I’ll tell you exactly what’s in the basket, but first two words of caution:
- My basket won’t be the same as yours. Every introvert is unique. The things that help you keep your energy up may be totally different from mine, and that’s okay. What’s important is to figure out your own personal list. Then fill up your basket before you walk out the door.
- What shocked me is what’s not in my basket. I thought external factors would make a big difference. For example, I assumed I’d have more energy with friends than strangers. And that small groups would be better than large groups. But if my basket is full, I can be comfortable and energetic even with huge groups. I can actually show up acting like a social butterfly and be the center of attention—without wanting to curl up in a corner afterward. Introverts are not actually at the mercy of those around us. We can take charge of our own social energy.
My Introvert Basket
Without further ado, here’s everything I put in my mental basket before socializing:
- Eat first. An empty stomach is a willpower vampire. When I realized this, I started eating before going to a social event (even just a snack). It doesn’t matter if there will be food at the event; I eat first, so that my stomach doesn’t steal the precious energy I need to be social. This is the most important item in my basket.
- Finish work, or reach a point where I feel accomplished. As an INTJ, I derive joy from accomplishing things. Not accomplishing them leaves me with a nagging feeling that I should be working, and that drains me. So I plan my day to finish a work project before a scheduled social event. If that’s not possible, I try to reach a stopping point where I know I made progress. Suddenly the people around me look interesting again.
- Sleep. Everyone says to get more sleep. It’s hard advice to take because we’re all busy, and I do a lot of late nights. But lack of sleep is pretty much identical with lack of mental energy. If I know I’m going to attend a social gathering, I try to pay off my sleep debt the night before.
- Have a drink. I’m embarrassed to even put this one on the list. I’m not a heavy drinker. But, at least for me, alcohol really does loosen me up and lowers my social inhibitions. And social inhibitions are a form of stress or anxiety, which takes willpower to overcome. So before I head to a soiree, I have one drink (one!). Obviously this depends on the context—don’t slam a bourbon before a business meeting. (Unless, like me, you live in New Orleans, in which case your boss is the one pouring the bourbon).

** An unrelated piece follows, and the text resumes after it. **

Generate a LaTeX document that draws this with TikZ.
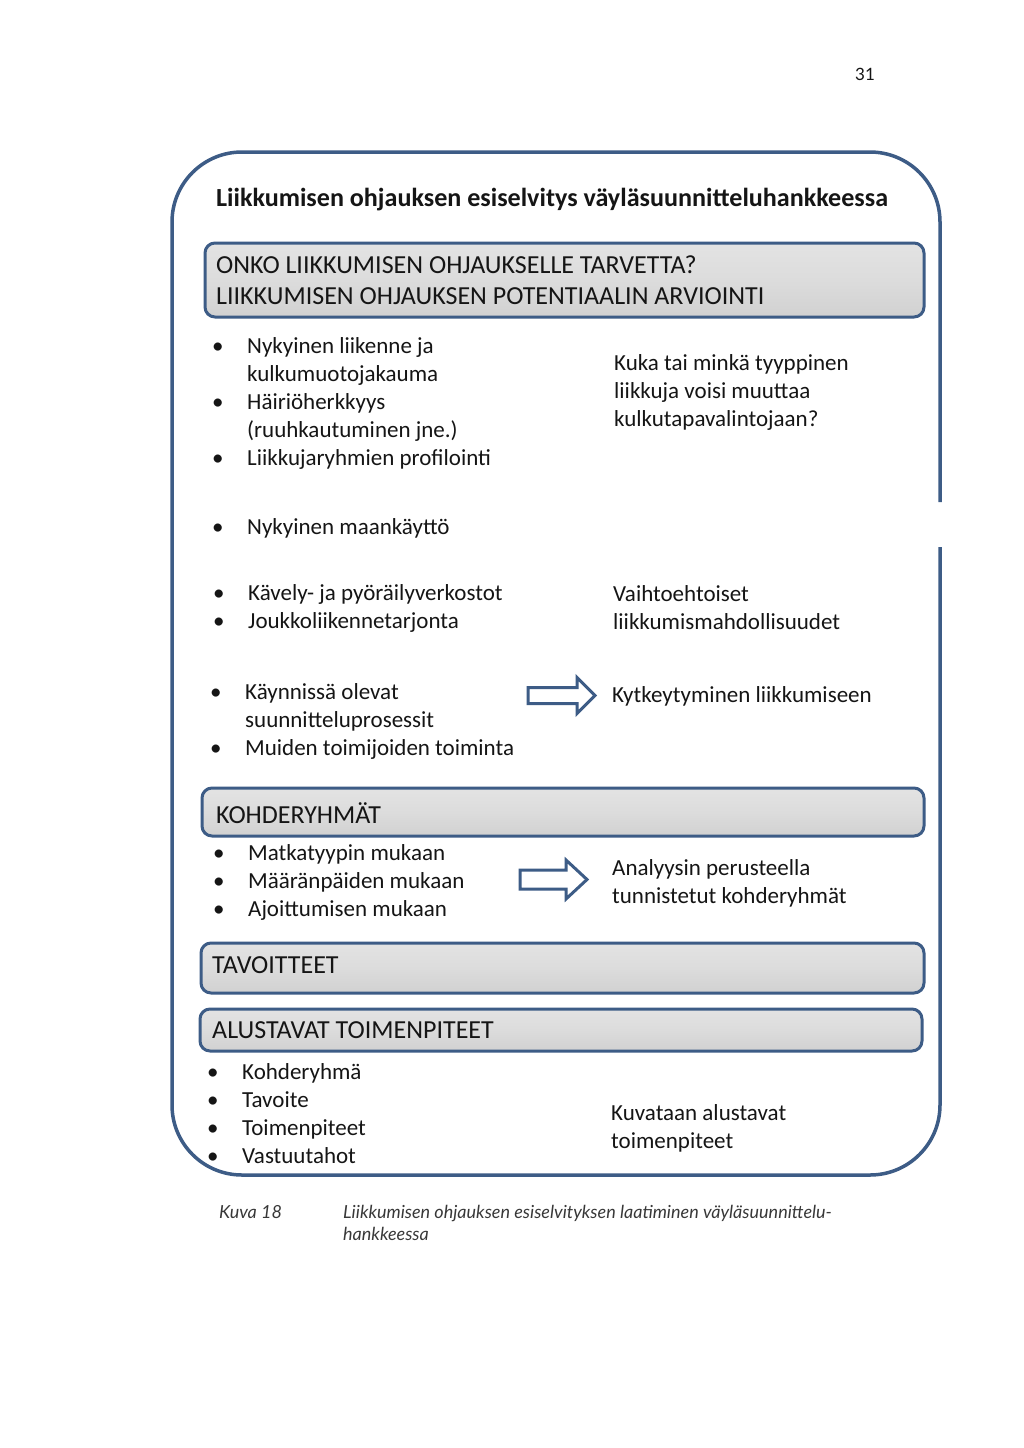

- Upbeat pop music. If the cocktail wasn’t embarrassing enough, this is my basket’s rock bottom. Certain songs fire me up. And the most effective ones for me are really up-tempo, anthem-like pop songs. So yes, about 30 minutes before I walk out the door, my neighbors can hear me pumping Lady Gaga and LMFAO. Then I roll out feeling like a rock star. Thanks, YouTube!
- Have something to talk about. Introverts don’t like small talk. We prefer deeper conversation. But that’s like being vegan: if you want to be sure you’ll get what you need, you better prepare it yourself. So I think up a few conversation starters before I go out. They can be as simple as, “Did you know… [cool new scientific discovery]?” or “Did you hear about [recent news item]?” Ideally they’re topics that get me started on an excited rant, because excitement is contagious. One introvert friend has a more all-purpose line: “I like fruit, and I like dessert, but I don’t like fruit desserts.” The ensuing debate easily lasts 30 minutes.
What’s in Your Introvert Basket?
When I fill my basket, I can “turn on” my social skills. I don’t dread groups as much, and I don’t get as fatigued by them. People even mistake me for an extravert. (Announcing you’re an introvert is another great conversation starter.) They never guess that the secret to my charm is a snack, a nap and a Britney Spears album.